Charts and diagrams as code:
—————

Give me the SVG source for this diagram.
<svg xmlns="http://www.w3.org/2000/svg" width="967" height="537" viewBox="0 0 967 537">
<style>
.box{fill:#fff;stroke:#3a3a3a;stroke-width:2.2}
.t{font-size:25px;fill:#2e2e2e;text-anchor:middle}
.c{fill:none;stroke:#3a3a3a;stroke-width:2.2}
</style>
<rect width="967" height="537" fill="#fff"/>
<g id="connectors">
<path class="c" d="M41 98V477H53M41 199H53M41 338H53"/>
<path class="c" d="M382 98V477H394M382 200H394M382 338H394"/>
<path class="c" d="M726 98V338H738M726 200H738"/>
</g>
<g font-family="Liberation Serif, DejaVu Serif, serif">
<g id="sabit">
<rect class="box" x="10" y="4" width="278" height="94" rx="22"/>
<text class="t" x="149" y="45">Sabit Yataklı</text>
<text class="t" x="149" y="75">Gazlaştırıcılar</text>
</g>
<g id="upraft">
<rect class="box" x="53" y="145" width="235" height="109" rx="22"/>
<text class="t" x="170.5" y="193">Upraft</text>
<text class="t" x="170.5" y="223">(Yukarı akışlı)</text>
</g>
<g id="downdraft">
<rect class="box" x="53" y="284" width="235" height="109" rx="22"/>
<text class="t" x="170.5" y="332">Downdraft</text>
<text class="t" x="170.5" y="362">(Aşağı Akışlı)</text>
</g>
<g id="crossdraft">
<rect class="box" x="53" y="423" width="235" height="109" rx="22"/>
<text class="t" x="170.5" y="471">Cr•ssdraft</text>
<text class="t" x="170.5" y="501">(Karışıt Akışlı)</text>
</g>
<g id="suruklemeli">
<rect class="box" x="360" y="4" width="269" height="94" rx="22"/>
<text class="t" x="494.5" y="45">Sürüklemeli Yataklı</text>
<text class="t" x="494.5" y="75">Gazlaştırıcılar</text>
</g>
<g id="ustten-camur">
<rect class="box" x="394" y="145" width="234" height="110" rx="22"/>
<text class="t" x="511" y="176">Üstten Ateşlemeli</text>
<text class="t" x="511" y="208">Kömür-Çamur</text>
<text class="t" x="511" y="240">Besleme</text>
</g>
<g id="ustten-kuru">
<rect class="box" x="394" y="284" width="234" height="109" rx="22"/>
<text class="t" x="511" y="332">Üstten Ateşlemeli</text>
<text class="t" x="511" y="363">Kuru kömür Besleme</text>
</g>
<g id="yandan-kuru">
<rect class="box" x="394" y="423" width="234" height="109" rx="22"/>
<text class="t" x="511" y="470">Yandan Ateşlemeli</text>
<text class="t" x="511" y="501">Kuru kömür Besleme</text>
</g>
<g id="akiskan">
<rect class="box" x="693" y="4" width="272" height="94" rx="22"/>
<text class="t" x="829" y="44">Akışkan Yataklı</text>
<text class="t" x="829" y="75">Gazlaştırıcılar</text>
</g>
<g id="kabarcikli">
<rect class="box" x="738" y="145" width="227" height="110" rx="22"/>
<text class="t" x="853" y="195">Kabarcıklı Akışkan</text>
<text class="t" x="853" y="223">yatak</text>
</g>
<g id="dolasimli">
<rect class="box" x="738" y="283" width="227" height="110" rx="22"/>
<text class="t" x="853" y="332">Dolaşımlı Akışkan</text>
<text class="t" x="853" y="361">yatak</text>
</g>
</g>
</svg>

—————

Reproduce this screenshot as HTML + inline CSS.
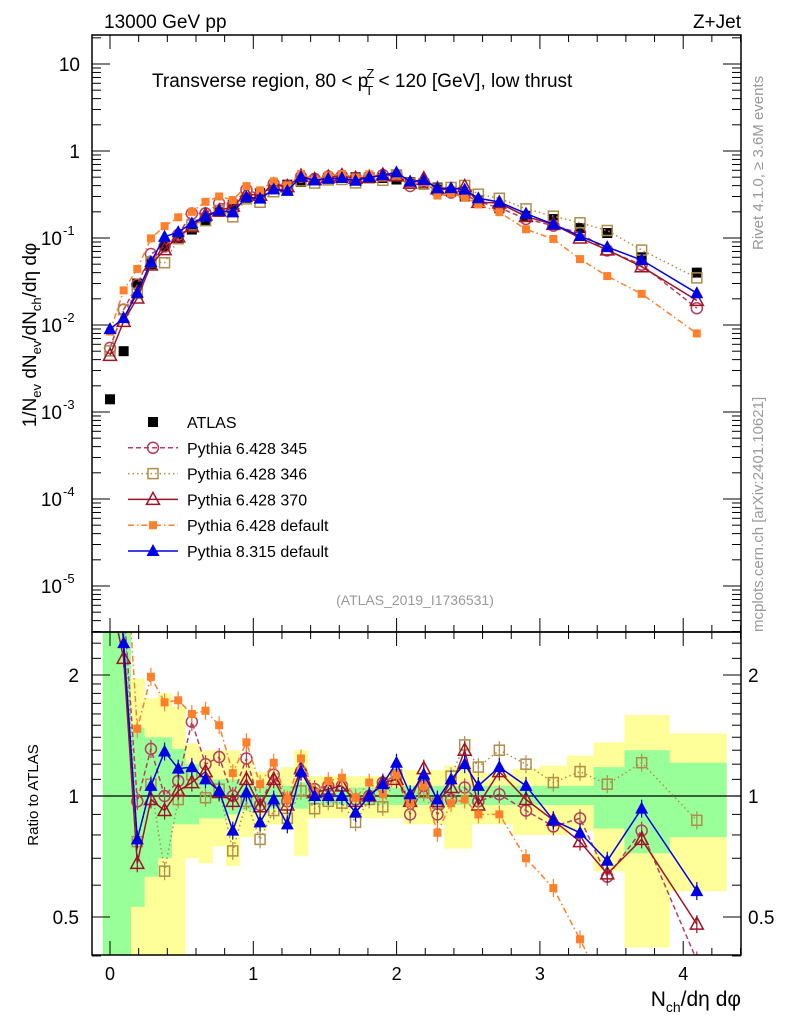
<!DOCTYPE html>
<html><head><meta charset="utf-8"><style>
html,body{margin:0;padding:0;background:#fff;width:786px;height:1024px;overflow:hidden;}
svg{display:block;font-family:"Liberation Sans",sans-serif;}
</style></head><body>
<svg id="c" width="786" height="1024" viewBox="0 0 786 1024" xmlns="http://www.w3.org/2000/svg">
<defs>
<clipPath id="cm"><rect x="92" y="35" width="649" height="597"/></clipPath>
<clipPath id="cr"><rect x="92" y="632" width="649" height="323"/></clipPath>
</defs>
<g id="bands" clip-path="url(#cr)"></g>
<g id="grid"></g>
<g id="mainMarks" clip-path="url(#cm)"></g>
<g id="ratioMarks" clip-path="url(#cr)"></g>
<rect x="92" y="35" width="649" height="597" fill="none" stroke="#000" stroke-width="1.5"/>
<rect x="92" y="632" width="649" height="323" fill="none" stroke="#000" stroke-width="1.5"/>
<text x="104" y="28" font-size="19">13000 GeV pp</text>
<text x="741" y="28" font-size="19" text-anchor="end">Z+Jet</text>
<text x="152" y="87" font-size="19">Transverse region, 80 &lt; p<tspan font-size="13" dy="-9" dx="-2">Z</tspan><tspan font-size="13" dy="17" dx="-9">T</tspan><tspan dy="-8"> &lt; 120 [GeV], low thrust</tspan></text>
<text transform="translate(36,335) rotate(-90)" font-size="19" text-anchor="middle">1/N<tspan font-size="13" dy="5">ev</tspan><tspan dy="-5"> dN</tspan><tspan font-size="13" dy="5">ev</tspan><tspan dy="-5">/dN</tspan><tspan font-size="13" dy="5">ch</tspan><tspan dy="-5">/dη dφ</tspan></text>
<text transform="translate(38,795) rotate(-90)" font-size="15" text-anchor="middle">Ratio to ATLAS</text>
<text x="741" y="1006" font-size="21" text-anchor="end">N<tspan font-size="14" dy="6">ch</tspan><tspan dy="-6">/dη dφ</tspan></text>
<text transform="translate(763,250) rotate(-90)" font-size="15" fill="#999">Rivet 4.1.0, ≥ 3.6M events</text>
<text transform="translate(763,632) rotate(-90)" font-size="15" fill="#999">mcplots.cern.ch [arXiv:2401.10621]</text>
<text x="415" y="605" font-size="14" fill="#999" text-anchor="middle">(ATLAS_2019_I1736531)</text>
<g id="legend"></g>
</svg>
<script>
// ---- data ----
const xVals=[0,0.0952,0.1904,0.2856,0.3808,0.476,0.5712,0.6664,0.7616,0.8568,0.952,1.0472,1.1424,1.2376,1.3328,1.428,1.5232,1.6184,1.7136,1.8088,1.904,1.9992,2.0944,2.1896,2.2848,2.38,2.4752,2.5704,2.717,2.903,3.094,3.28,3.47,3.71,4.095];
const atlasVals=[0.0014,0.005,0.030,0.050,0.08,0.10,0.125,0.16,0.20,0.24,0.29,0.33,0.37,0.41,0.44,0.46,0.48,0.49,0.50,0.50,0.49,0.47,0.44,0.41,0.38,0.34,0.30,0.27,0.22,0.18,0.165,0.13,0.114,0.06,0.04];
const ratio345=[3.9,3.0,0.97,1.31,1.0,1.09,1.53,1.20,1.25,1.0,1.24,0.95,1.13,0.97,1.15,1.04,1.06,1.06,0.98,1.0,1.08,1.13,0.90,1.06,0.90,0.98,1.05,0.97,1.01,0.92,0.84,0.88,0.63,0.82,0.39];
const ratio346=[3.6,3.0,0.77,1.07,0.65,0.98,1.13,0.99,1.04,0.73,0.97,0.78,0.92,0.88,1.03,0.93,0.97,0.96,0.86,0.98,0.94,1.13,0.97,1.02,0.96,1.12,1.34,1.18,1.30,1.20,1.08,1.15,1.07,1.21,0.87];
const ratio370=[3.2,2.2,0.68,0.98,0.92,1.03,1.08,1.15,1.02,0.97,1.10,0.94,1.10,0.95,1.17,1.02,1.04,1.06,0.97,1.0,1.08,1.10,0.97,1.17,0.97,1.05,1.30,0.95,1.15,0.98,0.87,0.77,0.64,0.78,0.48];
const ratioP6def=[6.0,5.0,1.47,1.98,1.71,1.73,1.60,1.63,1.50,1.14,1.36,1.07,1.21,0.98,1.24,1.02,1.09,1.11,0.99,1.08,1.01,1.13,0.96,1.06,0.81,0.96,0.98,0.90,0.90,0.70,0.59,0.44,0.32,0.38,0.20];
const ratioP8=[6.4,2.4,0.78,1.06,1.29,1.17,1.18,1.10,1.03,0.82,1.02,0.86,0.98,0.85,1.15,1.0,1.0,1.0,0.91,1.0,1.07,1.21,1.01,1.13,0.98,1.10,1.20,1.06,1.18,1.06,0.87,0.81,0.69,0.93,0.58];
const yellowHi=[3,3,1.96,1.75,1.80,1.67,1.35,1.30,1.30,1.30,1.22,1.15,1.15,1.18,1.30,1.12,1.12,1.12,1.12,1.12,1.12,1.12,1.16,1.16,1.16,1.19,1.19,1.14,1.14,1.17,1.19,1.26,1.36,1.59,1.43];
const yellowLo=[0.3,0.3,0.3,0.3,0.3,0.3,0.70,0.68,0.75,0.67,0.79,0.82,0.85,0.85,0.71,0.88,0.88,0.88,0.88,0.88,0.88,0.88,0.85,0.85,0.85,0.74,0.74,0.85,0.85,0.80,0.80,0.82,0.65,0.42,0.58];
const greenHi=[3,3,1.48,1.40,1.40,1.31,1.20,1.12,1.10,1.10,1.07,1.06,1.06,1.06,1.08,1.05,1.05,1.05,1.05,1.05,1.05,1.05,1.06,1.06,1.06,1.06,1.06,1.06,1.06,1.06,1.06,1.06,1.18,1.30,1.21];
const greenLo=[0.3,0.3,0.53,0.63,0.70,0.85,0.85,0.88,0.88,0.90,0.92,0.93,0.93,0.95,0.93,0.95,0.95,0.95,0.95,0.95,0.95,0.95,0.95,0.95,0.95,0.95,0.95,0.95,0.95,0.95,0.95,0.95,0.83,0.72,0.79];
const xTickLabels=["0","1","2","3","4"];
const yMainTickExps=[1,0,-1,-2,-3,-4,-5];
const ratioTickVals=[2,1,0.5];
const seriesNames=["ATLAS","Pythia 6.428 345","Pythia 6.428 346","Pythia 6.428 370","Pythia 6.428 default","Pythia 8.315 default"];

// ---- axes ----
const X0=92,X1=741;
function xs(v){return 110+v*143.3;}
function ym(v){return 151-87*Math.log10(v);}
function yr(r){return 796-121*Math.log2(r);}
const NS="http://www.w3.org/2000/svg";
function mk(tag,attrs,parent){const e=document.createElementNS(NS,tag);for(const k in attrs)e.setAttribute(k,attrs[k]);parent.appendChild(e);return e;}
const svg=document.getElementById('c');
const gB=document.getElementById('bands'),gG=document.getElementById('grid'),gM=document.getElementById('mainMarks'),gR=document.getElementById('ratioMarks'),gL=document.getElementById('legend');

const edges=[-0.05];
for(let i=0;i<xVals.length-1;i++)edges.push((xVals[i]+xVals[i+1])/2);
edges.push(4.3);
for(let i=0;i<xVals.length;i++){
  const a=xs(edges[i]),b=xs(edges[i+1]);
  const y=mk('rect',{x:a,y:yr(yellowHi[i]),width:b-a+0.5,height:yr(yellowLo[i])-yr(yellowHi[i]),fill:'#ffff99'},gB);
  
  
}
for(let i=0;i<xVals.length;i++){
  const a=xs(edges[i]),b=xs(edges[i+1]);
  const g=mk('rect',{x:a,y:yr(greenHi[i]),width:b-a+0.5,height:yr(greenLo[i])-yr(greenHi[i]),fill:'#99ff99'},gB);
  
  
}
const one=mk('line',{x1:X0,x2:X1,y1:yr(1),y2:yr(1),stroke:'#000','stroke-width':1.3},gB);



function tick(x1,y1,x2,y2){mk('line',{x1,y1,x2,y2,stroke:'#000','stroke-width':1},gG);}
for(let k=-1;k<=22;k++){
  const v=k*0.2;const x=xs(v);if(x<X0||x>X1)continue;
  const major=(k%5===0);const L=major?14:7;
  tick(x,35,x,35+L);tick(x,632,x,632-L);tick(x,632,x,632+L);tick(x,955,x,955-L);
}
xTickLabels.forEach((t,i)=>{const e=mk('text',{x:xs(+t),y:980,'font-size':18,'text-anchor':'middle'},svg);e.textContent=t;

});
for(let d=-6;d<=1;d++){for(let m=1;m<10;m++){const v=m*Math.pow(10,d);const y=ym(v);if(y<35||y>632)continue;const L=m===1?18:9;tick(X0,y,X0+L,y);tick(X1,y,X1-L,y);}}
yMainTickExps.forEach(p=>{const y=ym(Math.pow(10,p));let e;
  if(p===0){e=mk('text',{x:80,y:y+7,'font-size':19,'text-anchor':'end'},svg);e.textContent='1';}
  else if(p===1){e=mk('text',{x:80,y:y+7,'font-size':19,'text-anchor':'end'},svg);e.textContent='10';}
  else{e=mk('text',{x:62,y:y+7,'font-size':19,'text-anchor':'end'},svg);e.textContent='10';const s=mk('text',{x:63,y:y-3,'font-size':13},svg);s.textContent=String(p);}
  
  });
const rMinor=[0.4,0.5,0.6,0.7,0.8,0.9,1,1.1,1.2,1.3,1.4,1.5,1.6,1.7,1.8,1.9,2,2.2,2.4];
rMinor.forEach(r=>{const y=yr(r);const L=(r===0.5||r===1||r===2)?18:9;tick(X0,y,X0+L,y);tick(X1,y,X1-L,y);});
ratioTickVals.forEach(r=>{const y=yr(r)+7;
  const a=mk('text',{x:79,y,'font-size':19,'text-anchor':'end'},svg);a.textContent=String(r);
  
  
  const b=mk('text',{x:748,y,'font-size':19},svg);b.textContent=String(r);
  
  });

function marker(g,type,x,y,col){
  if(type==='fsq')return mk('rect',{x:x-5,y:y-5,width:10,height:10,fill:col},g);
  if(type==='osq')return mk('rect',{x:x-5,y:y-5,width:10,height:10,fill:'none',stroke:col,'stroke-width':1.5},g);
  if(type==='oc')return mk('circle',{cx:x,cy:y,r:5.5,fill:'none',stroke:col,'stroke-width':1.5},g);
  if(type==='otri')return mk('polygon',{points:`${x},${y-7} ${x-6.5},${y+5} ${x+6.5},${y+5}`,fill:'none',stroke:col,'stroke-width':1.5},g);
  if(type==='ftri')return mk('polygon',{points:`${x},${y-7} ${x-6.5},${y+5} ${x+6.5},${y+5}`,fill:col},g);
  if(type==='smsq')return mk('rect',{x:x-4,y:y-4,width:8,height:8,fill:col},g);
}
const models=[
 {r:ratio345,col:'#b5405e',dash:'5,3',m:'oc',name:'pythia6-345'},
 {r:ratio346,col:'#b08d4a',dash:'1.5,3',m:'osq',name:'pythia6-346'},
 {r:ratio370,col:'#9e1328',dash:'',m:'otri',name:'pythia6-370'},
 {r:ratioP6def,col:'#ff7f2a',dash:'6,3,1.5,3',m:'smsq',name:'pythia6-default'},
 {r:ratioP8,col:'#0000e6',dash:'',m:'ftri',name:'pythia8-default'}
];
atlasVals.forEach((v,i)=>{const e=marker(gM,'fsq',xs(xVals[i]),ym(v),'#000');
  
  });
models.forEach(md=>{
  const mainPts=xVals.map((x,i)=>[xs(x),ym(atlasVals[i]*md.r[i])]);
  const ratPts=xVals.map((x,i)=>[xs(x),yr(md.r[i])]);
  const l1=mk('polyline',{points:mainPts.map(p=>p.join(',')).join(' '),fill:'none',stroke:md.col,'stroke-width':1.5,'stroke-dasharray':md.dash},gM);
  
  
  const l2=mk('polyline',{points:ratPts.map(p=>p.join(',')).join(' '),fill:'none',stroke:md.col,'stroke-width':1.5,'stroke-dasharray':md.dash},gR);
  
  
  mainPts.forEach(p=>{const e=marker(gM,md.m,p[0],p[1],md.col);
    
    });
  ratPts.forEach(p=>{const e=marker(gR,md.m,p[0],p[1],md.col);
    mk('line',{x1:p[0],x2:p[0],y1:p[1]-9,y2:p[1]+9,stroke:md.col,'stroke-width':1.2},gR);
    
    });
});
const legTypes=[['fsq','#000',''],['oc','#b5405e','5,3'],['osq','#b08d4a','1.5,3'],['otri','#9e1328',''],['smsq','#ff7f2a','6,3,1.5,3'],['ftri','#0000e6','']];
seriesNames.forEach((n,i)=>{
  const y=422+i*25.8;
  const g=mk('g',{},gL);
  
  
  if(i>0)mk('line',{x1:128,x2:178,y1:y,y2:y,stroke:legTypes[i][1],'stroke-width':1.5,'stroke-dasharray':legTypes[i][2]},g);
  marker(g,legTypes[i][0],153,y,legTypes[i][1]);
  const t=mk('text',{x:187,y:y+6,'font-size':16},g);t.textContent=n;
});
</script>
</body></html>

—————

§ **Directive**: Pull out every line of the records above that contains the word "this".

§ **Output of the exercise**:
Give me the SVG source for this diagram.
Reproduce this screenshot as HTML + inline CSS.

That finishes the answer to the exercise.